Often overlooked pioneer: Margaret Bondfield, elected 100 years ago today

Margaret Bondfield. Photo: Library of Congress / Wikimedia Commons

When, in December 1923, the first three Labour women MPs were sworn in they brought something new to British politics. Unlike the Tory and Liberal women elected before them they had not inherited their seats. They had got into parliament entirely through hard work and commitment to the Labour and trade union movements.

All three had worked in the National Federation of Women Workers. Dorothy Jewson (Norwich) had also been a suffragette. Susan Lawrence (East Ham North) had been to prison as part of the Poplar Rate Rebellion in 1921. And Margaret Bondfield (Northampton) had already broken almost every glass ceiling she had encountered, including becoming the first woman Chair of the TUC. 

Margaret Bondfield would go on to make her mark in history as the first female cabinet minister, which is pretty much all she is remembered for now. But in fact she was the first working-class woman to fight her way into parliament through heavily male-dominated organisations and a deeply class-ridden and misogynist society.

Just six weeks after her election to parliament she became the first woman to hold government office as a junior minister in the Ministry of Labour. Excited newspapers marked the occasion in articles using headlines such as ‘Saint Maggie of the Labour Ministry’ and ‘Miss Bondfield’s Romantic Life Story’.

That story began in semi-rural, semi-industrial poverty in the West Country followed by years of apprenticeship in shops in Brighton. At 20 she emerged convinced, not only that there was something fundamentally wrong with the way society – both politically and economically – was organised, but that something should be done about it. The vehicle for that something soon turned out to be the Shopworkers’ Union and the wider Labour movement within which she spent the rest of her long and active life.

There are a number of reasons why we do not celebrate her contribution now. For one thing, she was never part of the female suffrage campaign, not because she did not believe in votes for women, but because she and other Labour and trade union activists campaigned for universal adult suffrage. The 1918 Act, which excluded most working-class women, was precisely what they had warned against. Margaret Bondfield thought it ‘a mean and inadequate little Bill‘. 

She has also been written out of the histories of most of the men with whom she worked, a fate which has also befallen more than a few female politicians since. Largely middle-class male political historians writing about the period have a tendency to dismiss her as out of her depth, set up to fail by manipulative men, inexperienced, or just a dull middle-aged woman who brought nothing to the table. 

In reality she was a remarkable political pioneer who had to create and occupy new space, and although there were many supportive male allies, there were also many others for whom the challenges facing working-class women a were never a priority. 

She became an expert on the emerging benefits system precisely because she could see the difference it had the potential to make to ordinary women’s lives. She fought for the creation of maternity benefits, and argued strongly that they should be paid to and owned by women rather than their husbands.
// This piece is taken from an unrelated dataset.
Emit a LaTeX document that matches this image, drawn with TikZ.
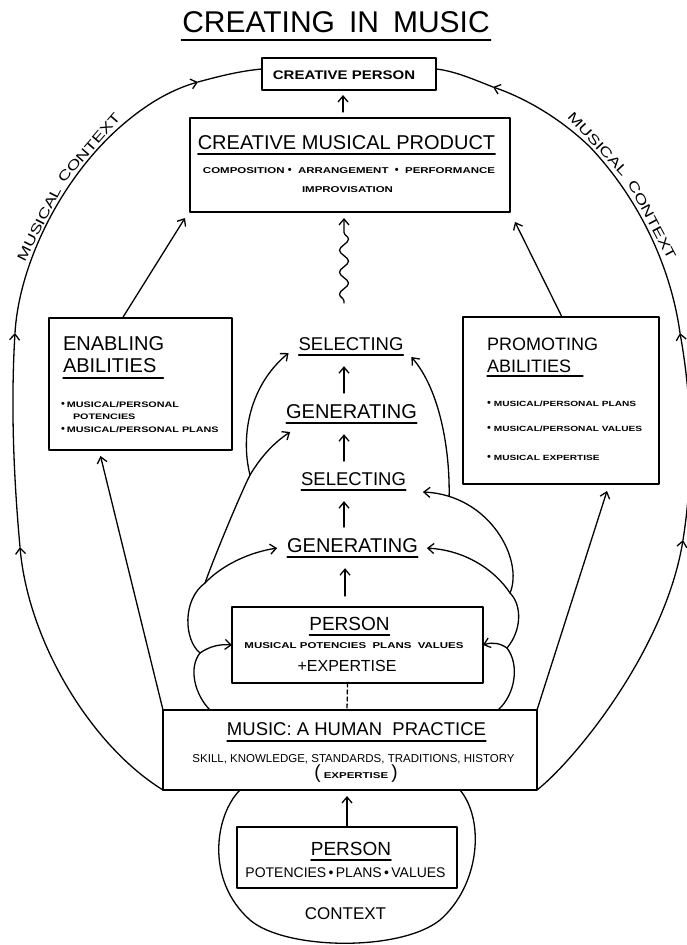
\documentclass[tikz,border=0pt]{standalone}
\usepackage{fontspec}
\newfontfamily\hn{Liberation Sans}
\newfontfamily\hw[FakeStretch=1.2]{Liberation Sans}
\newfontfamily\hx[FakeStretch=1.35]{Liberation Sans}
\usetikzlibrary{arrows.meta,decorations.pathmorphing,calc}
\newcommand\fsz[1]{\fontsize{#1}{#1}\selectfont}
\newcommand\arcfont{\hx\fontsize{13.5}{13.5}\selectfont}
\newcommand\bul{{\hn\fsz{11}•}}
\begin{document}
\begin{tikzpicture}[x=1pt,y=-1pt, line width=1.3pt, line join=round, line cap=round,
  arr/.style={-{Straight Barb[length=6pt,width=10pt]}},
  box/.style={draw, rectangle, inner sep=0pt, outer sep=0pt, fill=white},
  lbl/.style={inner sep=0pt, outer sep=0pt, anchor=base},
  lblw/.style={inner sep=0pt, outer sep=0pt, anchor=base west},
  arclbl/.style={inner sep=0pt, outer sep=0pt, anchor=center, font=\arcfont},
  ul/.style={line width=1.1pt},
  ctr/.style={arr, shorten <=11pt, shorten >=16pt}]
\useasboundingbox (0,0) rectangle (686,945);
\fill[white] (0,0) rectangle (686,945);

% ---- title
\node[lbl] (title) at (336,32) {\hn\fsz{30}CREATING\hspace{14pt}IN\hspace{14pt}MUSIC};
\draw[ul] ([xshift=-1pt,yshift=-8pt]title.base west) -- ([xshift=1pt,yshift=-8pt]title.base east);

% ---- context shape under the practice box
\draw (240,790) .. controls (215,815) and (205,880) .. (250,920)
      .. controls (285,950) and (400,952) .. (440,920)
      .. controls (480,885) and (485,820) .. (460,790);

% ---- boxes
\node[box, minimum width=174pt, minimum height=32pt] (cperson) at (349,74) {};
\node[box, minimum width=320pt, minimum height=94pt] (product) at (350,165) {};
\node[box, minimum width=183pt, minimum height=132pt] (enab) at (140.5,384) {};
\node[box, minimum width=196pt, minimum height=167pt] (prom) at (561,400.5) {};
\node[box, minimum width=251pt, minimum height=76pt] (person1) at (357.5,645) {};
\node[box, minimum width=374pt, minimum height=80pt] (music) at (350,750) {};
\node[box, minimum width=220pt, minimum height=61pt] (person2) at (347,857.5) {};

% ---- texts
\node[lbl] (cptext) at (344,79) {\hw\bfseries\fsz{12.5}CREATIVE PERSON};

\node[lbl] (pt1) at (346.5,149) {\hn\fsz{20}CREATIVE MUSICAL PRODUCT};
\draw[ul] ([yshift=-5pt]pt1.base west) -- ([yshift=-5pt]pt1.base east);
\node[lbl] (pt2) at (349,173) {\hx\bfseries\fsz{8.5}COMPOSITION\ \bul\ \ ARRANGEMENT\ \ \bul\ \ PERFORMANCE};
\node[lbl] (pt3) at (347.5,192) {\hx\bfseries\fsz{8.5}IMPROVISATION};

\node[lblw] (en1) at (63,350) {\hn\fsz{20}ENABLING};
\node[lblw] (en2) at (63,372) {\hn\fsz{20}ABILITIES};
\draw[ul] ([yshift=-6pt]en2.base west) -- ([xshift=7pt,yshift=-6pt]en2.base east);
\node[lblw] (eb1) at (61,407) {\bul\hspace{2pt}\hx\bfseries\fsz{8}MUSICAL/PERSONAL};
\node[lblw] (eb2) at (73,419) {\hx\bfseries\fsz{8}POTENCIES};
\node[lblw] (eb3) at (61,432) {\bul\hspace{2pt}\hx\bfseries\fsz{8}MUSICAL/PERSONAL PLANS};

\node[lblw] (pr1) at (487,350) {\hn\fsz{18}PROMOTING};
\node[lblw] (pr2) at (487,372) {\hn\fsz{18}ABILITIES};
\draw[ul] ([yshift=-4pt]pr2.base west) -- ([xshift=12pt,yshift=-4pt]pr2.base east);
\node[lblw] (pb1) at (487,406) {\bul\hspace{3pt}\hx\bfseries\fsz{7.5}MUSICAL/PERSONAL PLANS};
\node[lblw] (pb2) at (487,431) {\bul\hspace{3pt}\hx\bfseries\fsz{7.5}MUSICAL/PERSONAL VALUES};
\node[lblw] (pb3) at (487,460) {\bul\hspace{3pt}\hx\bfseries\fsz{7.5}MUSICAL EXPERTISE};

\node[lbl] (sel1) at (351,350) {\hn\fsz{18.5}SELECTING};
\node[lbl] (gen1) at (351.5,418) {\hn\fsz{20}GENERATING};
\node[lbl] (sel2) at (353.5,485) {\hn\fsz{18.5}SELECTING};
\node[lbl] (gen2) at (352.5,552) {\hn\fsz{20}GENERATING};
\foreach \n in {sel1,gen1,sel2,gen2}
  \draw[ul] ([yshift=-5pt]\n.base west) -- ([yshift=-5pt]\n.base east);

\node[lbl] (p1a) at (349.5,630) {\hn\fsz{19}PERSON};
\draw[ul] ([yshift=-5pt]p1a.base west) -- ([yshift=-5pt]p1a.base east);
\node[lbl] (p1b) at (354,648) {\hx\bfseries\fsz{8.5}MUSICAL POTENCIES\ \ PLANS\ \ VALUES};
\node[lbl] (p1c) at (347,671) {\hn\fsz{16}+EXPERTISE};

\node[lbl] (m1) at (356.5,735) {\hn\fsz{18.5}MUSIC: A HUMAN\ \ PRACTICE};
\draw[ul] ([yshift=-6pt]m1.base west) -- ([yshift=-6pt]m1.base east);
\node[lbl] (m2) at (353.5,762) {\hn\fsz{11.5}SKILL, KNOWLEDGE, STANDARDS, TRADITIONS, HISTORY};
\node[lbl] (m3) at (356,778) {\hn\fsz{19}(\,{\hx\bfseries\fsz{8.5}EXPERTISE}\,)};

\node[lbl] (p2a) at (351,855) {\hn\fsz{19}PERSON};
\draw[ul] ([yshift=-5pt]p2a.base west) -- ([yshift=-5pt]p2a.base east);
\node[lbl] (p2b) at (345.5,877) {\hn\fsz{14}POTENCIES\,•\,PLANS\,•\,VALUES};
\node[lbl] (ctx) at (345.5,919) {\hn\fsz{17}CONTEXT};

% ---- outer musical-context loop
\coordinate (L1) at (20,547);
\coordinate (L2) at (15,333);
\coordinate (L3) at (120,127);
\coordinate (L4) at (198,82);
\coordinate (R1) at (683,540);
\coordinate (R2) at (680,333);
\coordinate (R3) at (590,147);
\coordinate (R4) at (493,87);
\draw[arr] (music.south west) .. controls (90,745) and (28,640) .. (L1);
\draw[arr] (L1) .. controls (13,470) and (11,400) .. (L2);
\draw[arr] (L2) .. controls (19,265) and (60,180) .. (L3) .. controls (145,105) and (170,90) .. (L4);
\draw (L4) .. controls (220,76) and (240,71) .. ([yshift=5pt]cperson.west);
\draw[arr] (music.south east) .. controls (575,760) and (665,650) .. (R1);
\draw[arr] (R1) .. controls (694,470) and (692,400) .. (R2);
\draw[arr] (R2) .. controls (671,268) and (640,200) .. (R3) .. controls (560,118) and (525,98) .. (R4);
\draw (R4) .. controls (475,80) and (455,71) .. ([yshift=5pt]cperson.east);

% ---- arc labels
\node[arclbl, rotate=63] (mcl1) at (39,224) {MUSICAL};
\node[arclbl, rotate=49] (mcl2) at (89,148) {CONTEXT};
\node[arclbl, rotate=-47] (mcr1) at (598,144) {MUSICAL};
\node[arclbl, rotate=-62] (mcr2) at (652,220) {CONTEXT};

% ---- main arrows
\draw[arr, shorten <=6pt, shorten >=5pt] ([xshift=-7pt]product.north) -- ([xshift=-6pt]cperson.south);
\draw[arr] ([xshift=-18pt]enab.north) -- ([xshift=-5pt,yshift=-6pt]product.south west);
\draw[arr] ([xshift=1pt]prom.north) -- ([xshift=5pt,yshift=-10pt]product.south east);
\draw[arr] (music.north west) -- ([xshift=-40pt,yshift=-6pt]enab.south);
\draw[arr] (music.north east) -- ([xshift=46pt,yshift=-7pt]prom.south);
\draw[arr, decorate, decoration={snake, amplitude=4.5pt, segment length=22pt, pre length=2pt, post length=9pt}]
   ([xshift=-7pt,yshift=34pt]sel1.north) -- ([xshift=-6pt,yshift=-6pt]product.south);

% ---- centre column
\draw[ctr] ([xshift=-7.5pt]gen1.north) -- ([xshift=-7pt]sel1.south);
\draw[ctr] ([xshift=-9.5pt]sel2.north) -- ([xshift=-7.5pt]gen1.south);
\draw[ctr] ([xshift=-8.5pt]gen2.north) -- ([xshift=-9.5pt]sel2.south);
\draw[arr, shorten <=11pt, shorten >=16pt] ([xshift=-12.5pt]person1.north) -- ([xshift=-7.5pt]gen2.south);
\draw[dash pattern=on 4pt off 3pt] ([xshift=-10pt]person1.south) -- ([xshift=-3pt]music.north);
\draw[arr, shorten >=6pt] (person2.north) -- ([xshift=-3pt]music.south);

% ---- left feedback loops
\coordinate (la0) at (210,710);
\coordinate (jL1) at (200,653);
\coordinate (jL2) at (205,583);
\coordinate (jL3) at (250,475);
\draw (la0) .. controls (195,695) and (188,668) .. (jL1);
\draw[arr] (jL1) .. controls (210,646) and (220,644) .. (person1.west);
\draw (jL1) .. controls (184,640) and (182,600) .. (jL2);
\draw[arr] (jL2) .. controls (222,565) and (250,552) .. ([xshift=-10pt,yshift=-3pt]gen2.west);
\draw (jL2) .. controls (215,555) and (240,495) .. (jL3);
\draw[arr] (jL3) .. controls (262,455) and (275,442) .. ([xshift=4pt,yshift=-14pt]gen1.base west);
\draw[arr] (jL3) .. controls (240,435) and (250,385) .. ([xshift=-10pt,yshift=-3pt]sel1.base west);

% ---- right feedback loops
\coordinate (ra0) at (498,710);
\coordinate (jR1) at (507,648);
\coordinate (jR2) at (510,593);
\draw (ra0) .. controls (515,695) and (520,665) .. (jR1);
\draw[arr] (jR1) .. controls (500,643) and (492,642) .. (person1.east);
\draw (jR1) .. controls (522,630) and (522,605) .. (jR2);
\draw[arr] (jR2) .. controls (495,570) and (465,550) .. ([xshift=9pt,yshift=-3pt]gen2.east);
\draw[arr] (jR2) .. controls (524,560) and (490,495) .. coordinate[pos=0.86] (jR3) ([xshift=17pt,yshift=-7pt]sel2.base east);
\draw[arr] (jR3) .. controls (450,450) and (440,390) .. ([xshift=8pt,yshift=-7pt]sel1.base east);
\end{tikzpicture}
\end{document}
She fought to improve working conditions for women in both her own industry and others, and during the First World War (which she opposed) she and Mary Macarthur forced the government to pay women coming into factories properly and to provide facilities for them.

Her parliamentary career was short and marred by the events of the 1929 Labour government. At its end she remained loyal to the Labour Party she had helped to create three decades previously and, together with 200 other MPs who had not joined Ramsay Macdonald’s National Government, she lost her seat in the 1931 general election.

Margaret Bondfield’s advocacy for social security extended far beyond Westminster and testified to her economic expertise. She discussed economic policies at length with her trailblazing friend Frances Perkins who, after becoming the first woman appointed to cabinet as Roosevelt’s Secretary for Labor, was a key architect of the New Deal.

She also chaired the Women’s Group on Public Welfare reporting on those affected by the extensive evacuations during World War II from the German bombings. The group made significant inroads in their report, Our Towns (1943), detailing evacuees’ atrocious living conditions and proposing a national health service and minimum wage. 

Margaret Bondfield remains one of the unsung heroes of the Labour movement and a role model for aspiring women politicians today. As we mark the centenary of the election of the first Labour women MPs we should examine her legacy with new eyes and celebrate the achievements of a working-class woman who devoted her life to changing the world for the better.